◆ Direction: Only the lines from the start of the data to the line containing "const chart = echarts.init(document.getElementById('chart'));", both included, should be output, exactly and without pictures.
------------
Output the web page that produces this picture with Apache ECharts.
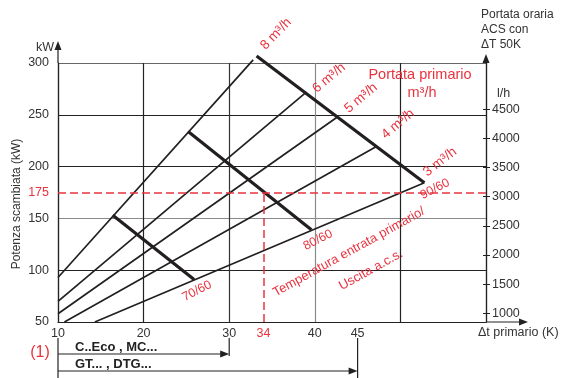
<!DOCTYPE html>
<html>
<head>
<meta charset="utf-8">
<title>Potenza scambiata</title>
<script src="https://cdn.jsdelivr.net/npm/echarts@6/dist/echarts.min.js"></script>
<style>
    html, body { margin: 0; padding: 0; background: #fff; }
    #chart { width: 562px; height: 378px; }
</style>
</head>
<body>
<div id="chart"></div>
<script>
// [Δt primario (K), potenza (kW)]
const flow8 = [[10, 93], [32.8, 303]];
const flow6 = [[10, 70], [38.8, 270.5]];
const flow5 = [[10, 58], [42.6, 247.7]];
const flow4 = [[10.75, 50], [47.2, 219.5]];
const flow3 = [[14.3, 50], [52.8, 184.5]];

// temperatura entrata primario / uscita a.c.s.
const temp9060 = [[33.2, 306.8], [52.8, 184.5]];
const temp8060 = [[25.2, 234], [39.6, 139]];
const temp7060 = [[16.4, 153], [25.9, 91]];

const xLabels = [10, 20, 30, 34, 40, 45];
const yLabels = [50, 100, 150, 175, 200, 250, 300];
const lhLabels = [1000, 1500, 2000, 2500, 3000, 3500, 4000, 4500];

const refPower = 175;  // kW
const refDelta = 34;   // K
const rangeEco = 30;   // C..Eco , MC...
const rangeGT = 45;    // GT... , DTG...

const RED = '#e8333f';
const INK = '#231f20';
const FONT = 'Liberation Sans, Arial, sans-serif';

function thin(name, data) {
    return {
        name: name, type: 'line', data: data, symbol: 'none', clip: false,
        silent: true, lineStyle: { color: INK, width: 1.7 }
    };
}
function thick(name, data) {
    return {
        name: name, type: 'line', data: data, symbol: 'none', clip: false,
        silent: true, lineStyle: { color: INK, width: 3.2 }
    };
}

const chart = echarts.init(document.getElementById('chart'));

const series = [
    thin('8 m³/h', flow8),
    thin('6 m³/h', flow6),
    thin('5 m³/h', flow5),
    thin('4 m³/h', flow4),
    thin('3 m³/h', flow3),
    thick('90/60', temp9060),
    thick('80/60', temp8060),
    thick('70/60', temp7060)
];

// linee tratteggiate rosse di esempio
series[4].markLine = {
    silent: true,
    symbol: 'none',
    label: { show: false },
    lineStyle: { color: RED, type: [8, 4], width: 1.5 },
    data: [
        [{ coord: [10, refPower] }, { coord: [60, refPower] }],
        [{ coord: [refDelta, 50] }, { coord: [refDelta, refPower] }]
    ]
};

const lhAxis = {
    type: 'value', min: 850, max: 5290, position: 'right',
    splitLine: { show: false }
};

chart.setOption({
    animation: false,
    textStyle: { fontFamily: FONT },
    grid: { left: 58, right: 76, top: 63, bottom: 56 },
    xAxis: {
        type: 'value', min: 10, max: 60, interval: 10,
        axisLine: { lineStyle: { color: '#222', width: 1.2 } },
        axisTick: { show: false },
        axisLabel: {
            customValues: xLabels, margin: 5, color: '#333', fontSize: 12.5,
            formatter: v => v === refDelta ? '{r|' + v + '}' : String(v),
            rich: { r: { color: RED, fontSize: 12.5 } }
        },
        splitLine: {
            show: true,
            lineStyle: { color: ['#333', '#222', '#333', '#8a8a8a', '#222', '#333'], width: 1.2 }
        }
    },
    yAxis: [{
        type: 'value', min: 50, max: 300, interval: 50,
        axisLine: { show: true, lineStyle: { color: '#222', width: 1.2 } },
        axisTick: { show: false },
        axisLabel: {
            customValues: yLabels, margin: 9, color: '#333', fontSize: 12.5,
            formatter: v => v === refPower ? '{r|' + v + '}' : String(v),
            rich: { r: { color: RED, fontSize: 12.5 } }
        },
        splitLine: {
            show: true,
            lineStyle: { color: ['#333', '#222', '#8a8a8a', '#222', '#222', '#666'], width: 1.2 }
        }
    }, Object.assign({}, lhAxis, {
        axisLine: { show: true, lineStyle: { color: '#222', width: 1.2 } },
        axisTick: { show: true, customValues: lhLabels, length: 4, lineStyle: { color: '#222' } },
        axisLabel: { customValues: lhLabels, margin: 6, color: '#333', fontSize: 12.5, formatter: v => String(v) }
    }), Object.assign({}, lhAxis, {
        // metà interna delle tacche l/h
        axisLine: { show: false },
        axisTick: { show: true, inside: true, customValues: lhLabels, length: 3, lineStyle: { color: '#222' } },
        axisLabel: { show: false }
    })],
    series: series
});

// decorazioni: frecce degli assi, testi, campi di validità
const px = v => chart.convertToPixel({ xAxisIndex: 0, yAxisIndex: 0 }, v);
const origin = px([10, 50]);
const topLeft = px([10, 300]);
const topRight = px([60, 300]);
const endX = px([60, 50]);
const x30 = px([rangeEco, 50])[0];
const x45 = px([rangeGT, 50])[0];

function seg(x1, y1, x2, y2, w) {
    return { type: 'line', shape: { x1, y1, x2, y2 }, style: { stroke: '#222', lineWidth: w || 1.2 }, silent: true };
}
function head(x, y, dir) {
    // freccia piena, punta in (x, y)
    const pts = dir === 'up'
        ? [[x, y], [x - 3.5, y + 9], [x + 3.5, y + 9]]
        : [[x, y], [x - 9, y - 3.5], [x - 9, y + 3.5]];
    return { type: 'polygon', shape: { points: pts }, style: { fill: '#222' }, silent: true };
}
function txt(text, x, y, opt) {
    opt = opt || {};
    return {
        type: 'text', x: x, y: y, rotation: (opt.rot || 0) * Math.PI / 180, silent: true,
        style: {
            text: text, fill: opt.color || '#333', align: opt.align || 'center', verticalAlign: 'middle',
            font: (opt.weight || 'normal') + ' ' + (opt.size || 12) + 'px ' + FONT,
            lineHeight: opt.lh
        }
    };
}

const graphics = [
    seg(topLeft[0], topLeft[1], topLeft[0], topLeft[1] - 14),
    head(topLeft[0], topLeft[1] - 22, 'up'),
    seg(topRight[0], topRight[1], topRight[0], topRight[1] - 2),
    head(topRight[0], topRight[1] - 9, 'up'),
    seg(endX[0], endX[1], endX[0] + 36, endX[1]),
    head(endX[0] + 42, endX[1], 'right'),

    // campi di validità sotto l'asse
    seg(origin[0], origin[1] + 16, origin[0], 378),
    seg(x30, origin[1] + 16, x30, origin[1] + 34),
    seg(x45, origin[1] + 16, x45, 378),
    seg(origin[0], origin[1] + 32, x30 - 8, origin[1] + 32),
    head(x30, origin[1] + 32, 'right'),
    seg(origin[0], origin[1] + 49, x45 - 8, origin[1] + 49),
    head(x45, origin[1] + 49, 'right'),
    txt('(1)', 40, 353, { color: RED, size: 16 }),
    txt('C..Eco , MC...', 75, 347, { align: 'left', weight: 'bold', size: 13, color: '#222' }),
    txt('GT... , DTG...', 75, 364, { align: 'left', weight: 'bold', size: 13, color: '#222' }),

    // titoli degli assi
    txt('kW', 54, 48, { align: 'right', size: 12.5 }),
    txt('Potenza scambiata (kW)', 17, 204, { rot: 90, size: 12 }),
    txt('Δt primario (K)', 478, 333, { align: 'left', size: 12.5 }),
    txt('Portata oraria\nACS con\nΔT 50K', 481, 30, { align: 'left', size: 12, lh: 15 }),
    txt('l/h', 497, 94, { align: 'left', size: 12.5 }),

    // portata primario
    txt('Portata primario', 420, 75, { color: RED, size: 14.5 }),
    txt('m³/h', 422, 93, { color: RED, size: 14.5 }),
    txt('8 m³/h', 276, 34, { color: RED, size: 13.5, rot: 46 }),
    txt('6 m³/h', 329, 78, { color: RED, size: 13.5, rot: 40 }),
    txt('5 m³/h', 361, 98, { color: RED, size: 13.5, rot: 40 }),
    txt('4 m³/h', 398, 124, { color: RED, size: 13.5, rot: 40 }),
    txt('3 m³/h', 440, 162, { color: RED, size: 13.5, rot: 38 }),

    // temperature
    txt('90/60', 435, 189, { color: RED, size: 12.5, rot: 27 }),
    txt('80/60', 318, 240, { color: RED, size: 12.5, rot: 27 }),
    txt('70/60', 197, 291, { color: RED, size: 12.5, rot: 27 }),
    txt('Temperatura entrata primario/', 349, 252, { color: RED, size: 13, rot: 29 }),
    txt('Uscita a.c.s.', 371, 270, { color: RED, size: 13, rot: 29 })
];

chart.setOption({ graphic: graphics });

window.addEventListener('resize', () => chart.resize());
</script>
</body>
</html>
------------
◆ Exercise output:
Output the web page that produces this picture with Apache ECharts.
<!DOCTYPE html>
<html>
<head>
<meta charset="utf-8">
<title>Potenza scambiata</title>
<script src="https://cdn.jsdelivr.net/npm/echarts@6/dist/echarts.min.js"></script>
<style>
    html, body { margin: 0; padding: 0; background: #fff; }
    #chart { width: 562px; height: 378px; }
</style>
</head>
<body>
<div id="chart"></div>
<script>
// [Δt primario (K), potenza (kW)]
const flow8 = [[10, 93], [32.8, 303]];
const flow6 = [[10, 70], [38.8, 270.5]];
const flow5 = [[10, 58], [42.6, 247.7]];
const flow4 = [[10.75, 50], [47.2, 219.5]];
const flow3 = [[14.3, 50], [52.8, 184.5]];

// temperatura entrata primario / uscita a.c.s.
const temp9060 = [[33.2, 306.8], [52.8, 184.5]];
const temp8060 = [[25.2, 234], [39.6, 139]];
const temp7060 = [[16.4, 153], [25.9, 91]];

const xLabels = [10, 20, 30, 34, 40, 45];
const yLabels = [50, 100, 150, 175, 200, 250, 300];
const lhLabels = [1000, 1500, 2000, 2500, 3000, 3500, 4000, 4500];

const refPower = 175;  // kW
const refDelta = 34;   // K
const rangeEco = 30;   // C..Eco , MC...
const rangeGT = 45;    // GT... , DTG...

const RED = '#e8333f';
const INK = '#231f20';
const FONT = 'Liberation Sans, Arial, sans-serif';

function thin(name, data) {
    return {
        name: name, type: 'line', data: data, symbol: 'none', clip: false,
        silent: true, lineStyle: { color: INK, width: 1.7 }
    };
}
function thick(name, data) {
    return {
        name: name, type: 'line', data: data, symbol: 'none', clip: false,
        silent: true, lineStyle: { color: INK, width: 3.2 }
    };
}

const chart = echarts.init(document.getElementById('chart'));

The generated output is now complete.